Ich begab mich also in das virtuelle Archiv der „Neuen Zürcher Zeitung“ und fand tatsächlich auf Anhieb den gesuchten Artikel des Jahres 1995. Das genaue Datum, irgendwie müssen Archive schließlich auch finanziert werden, fand ich jedoch erst über eine 2,32 Euro Click&Buy Investition heraus. Und somit steht es nun fest. Mein Artikel hatte sich mitnichten am 7. Januar auf Seite 35 der „Neuen Zürcher Zeitung“ befunden, sondern auf Seite 47 des 7. Dezembers 1995.

So befriedigend diese Recherche und das Aufdecken eines Fehlers auch war, so wenig weiß ich nun, wie ich mit den neuen Erkenntnissen umgehen soll. Wer sagt mir, dass das Archiv der „Neuen Zürcher Zeitung“ fehlerfrei angelegt wurde?

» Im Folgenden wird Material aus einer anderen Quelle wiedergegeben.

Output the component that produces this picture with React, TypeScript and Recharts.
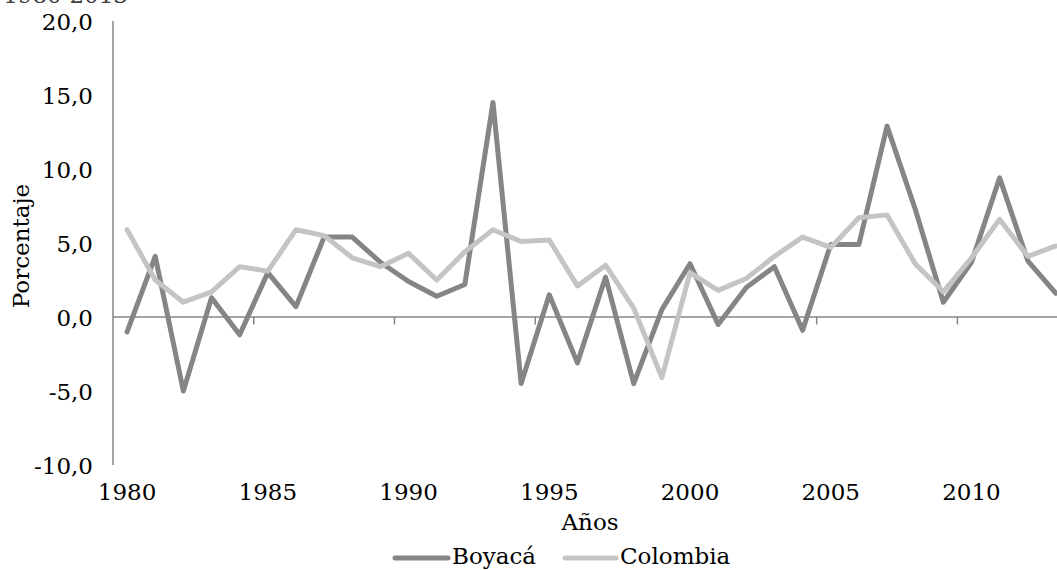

Und wer bescheinigt mir, dass die restlichen Artikel meiner Sammlung fehlerfrei bibliographiert sind? Und wie viele dieser Fehler halten überhaupt mein Weltbild, meine Wahrnehmung der Realität zusammen? Oder das von uns allen?

Freitag, September 02, 2005

Kleine Zensur-Geschichte von 1997*

„[...] ‚American Psycho’, das Buch, ist so einfach nicht zu kriegen. Es steht auf dem Index, die deutsche Ausgabe ist nur auf Bestellung zu bekommen, die englische darf zwar im Regal stehen, aber nicht jede Buchhandlung will das. Als ich es in einer Hamburger Buchhandlung besorgen will, werde ich zuerst prüfend von der Buchhändlerin gemustert. Sie erzählt mir unaufgefordert, was in dem Buch drinsteht: Ein Mann vergewaltigt Frauen und quält sie sadistisch zu Tode. Das Buch sei in der SM-Szene sehr beliebt und es sei vorgekommen, daß es als Vorlage für grausame Verbrechen benutzt worden sei. Bret Easton Ellis’ Buch sei nicht unkritisch zu lesen, sagt die Buchhändlerin und daß sie das Buch nicht jedem verkaufe. ‚Wenn Sie so wollen, ist das eine Art Zensur’, sagt sie mit diesem Wir-müssen-uns-nicht-alles-gefallen-lassen-Tonfall, als wolle sie ein größeres Unrecht durch ein kleineres lindern helfen. [...]“


*Roland Koberg, „Die einen und die anderen Erwartungen“, in: Berliner Zeitung, Nr. 215 (15. September 1997), S. 13.